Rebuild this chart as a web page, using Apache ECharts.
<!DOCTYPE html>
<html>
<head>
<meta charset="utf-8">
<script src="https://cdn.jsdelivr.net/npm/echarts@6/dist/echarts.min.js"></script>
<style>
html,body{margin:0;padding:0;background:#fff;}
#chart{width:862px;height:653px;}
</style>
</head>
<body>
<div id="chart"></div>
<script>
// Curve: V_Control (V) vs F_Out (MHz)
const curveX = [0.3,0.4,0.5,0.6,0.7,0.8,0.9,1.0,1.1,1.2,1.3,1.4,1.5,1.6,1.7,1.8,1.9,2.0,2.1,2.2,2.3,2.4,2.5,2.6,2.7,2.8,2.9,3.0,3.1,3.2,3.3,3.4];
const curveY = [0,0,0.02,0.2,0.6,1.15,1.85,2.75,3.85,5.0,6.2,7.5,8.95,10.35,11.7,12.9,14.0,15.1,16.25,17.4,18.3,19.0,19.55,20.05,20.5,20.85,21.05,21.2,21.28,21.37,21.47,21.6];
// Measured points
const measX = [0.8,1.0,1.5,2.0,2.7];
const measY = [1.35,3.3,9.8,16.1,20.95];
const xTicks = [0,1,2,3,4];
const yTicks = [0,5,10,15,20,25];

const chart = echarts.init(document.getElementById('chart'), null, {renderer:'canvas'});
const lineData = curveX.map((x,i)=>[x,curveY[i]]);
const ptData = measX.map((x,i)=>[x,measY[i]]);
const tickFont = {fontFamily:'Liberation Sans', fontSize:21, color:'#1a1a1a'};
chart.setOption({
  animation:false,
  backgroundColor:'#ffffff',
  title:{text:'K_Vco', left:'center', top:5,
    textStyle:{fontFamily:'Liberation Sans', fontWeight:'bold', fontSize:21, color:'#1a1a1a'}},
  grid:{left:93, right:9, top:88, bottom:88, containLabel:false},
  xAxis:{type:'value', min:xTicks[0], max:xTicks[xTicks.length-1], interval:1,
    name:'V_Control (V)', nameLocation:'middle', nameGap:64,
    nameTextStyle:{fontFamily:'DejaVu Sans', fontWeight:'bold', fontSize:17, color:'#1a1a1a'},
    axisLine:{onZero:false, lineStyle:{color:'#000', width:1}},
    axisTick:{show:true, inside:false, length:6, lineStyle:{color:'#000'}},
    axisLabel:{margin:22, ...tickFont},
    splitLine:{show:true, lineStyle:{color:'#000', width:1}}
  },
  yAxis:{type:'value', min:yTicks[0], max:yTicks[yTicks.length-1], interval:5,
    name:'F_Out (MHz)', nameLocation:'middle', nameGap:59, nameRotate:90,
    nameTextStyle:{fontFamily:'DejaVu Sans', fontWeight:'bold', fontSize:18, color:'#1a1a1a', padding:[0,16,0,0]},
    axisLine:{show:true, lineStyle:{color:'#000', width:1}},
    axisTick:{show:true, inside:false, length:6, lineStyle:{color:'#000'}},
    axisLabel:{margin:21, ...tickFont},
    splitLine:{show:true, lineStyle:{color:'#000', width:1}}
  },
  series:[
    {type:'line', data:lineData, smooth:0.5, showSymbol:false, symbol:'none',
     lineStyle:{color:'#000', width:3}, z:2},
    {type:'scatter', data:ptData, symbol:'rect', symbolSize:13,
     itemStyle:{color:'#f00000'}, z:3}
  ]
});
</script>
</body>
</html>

--

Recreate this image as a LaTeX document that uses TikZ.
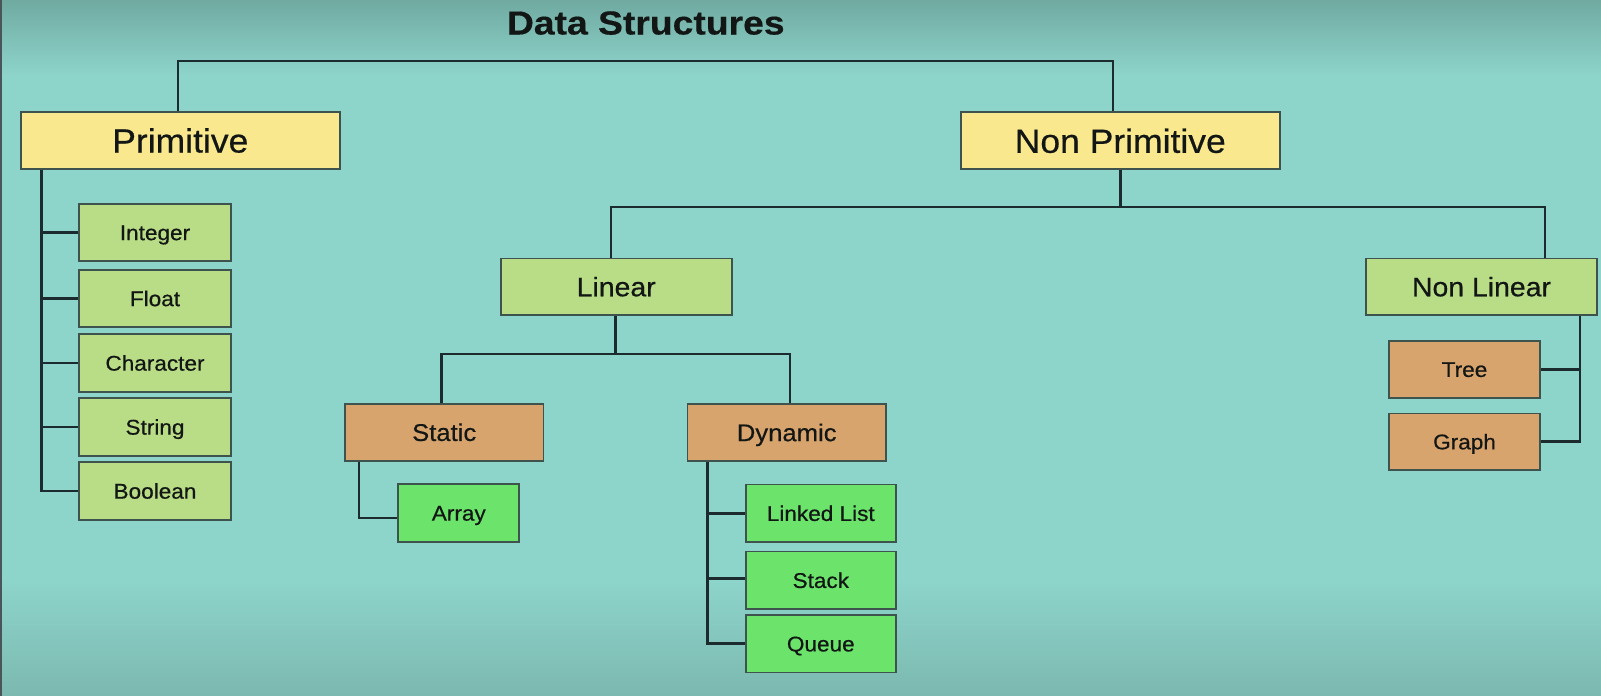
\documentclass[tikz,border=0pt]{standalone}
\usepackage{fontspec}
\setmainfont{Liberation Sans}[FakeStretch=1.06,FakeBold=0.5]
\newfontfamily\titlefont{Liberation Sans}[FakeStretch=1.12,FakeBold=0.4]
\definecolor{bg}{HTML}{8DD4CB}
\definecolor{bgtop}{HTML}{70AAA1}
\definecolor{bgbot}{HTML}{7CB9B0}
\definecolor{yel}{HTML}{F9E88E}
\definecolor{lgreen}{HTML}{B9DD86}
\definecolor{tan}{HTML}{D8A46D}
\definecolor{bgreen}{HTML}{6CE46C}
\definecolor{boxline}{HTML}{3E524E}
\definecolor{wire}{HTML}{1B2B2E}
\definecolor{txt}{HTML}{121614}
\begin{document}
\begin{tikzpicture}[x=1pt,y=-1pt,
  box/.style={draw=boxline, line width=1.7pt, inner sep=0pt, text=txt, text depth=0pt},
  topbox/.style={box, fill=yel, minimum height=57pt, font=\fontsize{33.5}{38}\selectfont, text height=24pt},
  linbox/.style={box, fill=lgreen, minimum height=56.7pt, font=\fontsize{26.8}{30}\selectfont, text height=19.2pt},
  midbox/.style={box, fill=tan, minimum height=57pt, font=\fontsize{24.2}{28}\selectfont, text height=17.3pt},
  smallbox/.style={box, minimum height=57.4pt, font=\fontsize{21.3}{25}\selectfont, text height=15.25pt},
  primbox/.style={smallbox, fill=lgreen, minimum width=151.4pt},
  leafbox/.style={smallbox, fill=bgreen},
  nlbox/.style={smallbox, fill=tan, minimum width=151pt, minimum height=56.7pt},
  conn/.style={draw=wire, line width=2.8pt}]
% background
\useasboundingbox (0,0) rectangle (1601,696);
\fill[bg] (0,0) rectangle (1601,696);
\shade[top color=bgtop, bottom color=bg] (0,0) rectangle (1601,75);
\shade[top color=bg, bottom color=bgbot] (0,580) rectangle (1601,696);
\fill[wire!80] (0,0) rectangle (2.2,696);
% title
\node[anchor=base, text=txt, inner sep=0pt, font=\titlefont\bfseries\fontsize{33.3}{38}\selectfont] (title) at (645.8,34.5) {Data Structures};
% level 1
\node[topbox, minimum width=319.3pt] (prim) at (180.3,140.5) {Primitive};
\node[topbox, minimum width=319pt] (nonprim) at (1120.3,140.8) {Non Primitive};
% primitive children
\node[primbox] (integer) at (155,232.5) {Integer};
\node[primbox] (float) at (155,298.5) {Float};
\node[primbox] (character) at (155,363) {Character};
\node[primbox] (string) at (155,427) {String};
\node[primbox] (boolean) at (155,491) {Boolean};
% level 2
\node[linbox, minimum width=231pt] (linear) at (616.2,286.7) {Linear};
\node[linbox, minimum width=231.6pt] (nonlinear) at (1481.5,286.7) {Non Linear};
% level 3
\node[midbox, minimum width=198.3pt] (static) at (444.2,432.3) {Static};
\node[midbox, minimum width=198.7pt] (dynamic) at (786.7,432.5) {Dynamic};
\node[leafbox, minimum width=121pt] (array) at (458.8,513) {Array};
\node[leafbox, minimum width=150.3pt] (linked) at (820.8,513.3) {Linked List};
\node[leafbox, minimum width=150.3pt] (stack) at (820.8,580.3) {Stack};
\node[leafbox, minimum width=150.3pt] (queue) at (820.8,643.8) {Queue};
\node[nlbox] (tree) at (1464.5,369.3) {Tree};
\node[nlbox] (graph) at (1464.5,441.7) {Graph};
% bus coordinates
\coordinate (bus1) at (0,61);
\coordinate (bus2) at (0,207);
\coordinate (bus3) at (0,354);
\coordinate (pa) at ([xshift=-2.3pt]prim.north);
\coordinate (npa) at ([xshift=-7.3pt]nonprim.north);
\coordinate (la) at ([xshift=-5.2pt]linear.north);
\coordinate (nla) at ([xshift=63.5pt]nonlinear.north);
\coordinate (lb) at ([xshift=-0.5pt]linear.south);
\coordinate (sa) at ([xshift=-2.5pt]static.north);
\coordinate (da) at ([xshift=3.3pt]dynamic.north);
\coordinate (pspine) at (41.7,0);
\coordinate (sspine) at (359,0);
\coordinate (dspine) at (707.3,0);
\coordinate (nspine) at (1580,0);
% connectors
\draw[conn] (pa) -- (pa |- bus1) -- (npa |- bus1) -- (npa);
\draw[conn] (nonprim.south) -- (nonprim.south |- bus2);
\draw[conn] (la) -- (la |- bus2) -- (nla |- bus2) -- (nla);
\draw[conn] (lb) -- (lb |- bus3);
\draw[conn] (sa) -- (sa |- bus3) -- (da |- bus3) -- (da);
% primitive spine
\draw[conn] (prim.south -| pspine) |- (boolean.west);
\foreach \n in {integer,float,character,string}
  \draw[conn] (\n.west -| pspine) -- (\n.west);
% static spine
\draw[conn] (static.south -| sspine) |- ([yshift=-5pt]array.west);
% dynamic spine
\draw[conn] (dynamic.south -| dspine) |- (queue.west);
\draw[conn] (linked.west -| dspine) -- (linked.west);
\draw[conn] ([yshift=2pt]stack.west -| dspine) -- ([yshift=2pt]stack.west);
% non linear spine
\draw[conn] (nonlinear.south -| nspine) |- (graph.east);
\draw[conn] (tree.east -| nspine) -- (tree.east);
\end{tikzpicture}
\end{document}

• **REQUIREMENT**:
Pick out all lines containing the string "this".

• **RESPONSE TO THE TASK**:
Rebuild this chart as a web page, using Apache ECharts.
Recreate this image as a LaTeX document that uses TikZ.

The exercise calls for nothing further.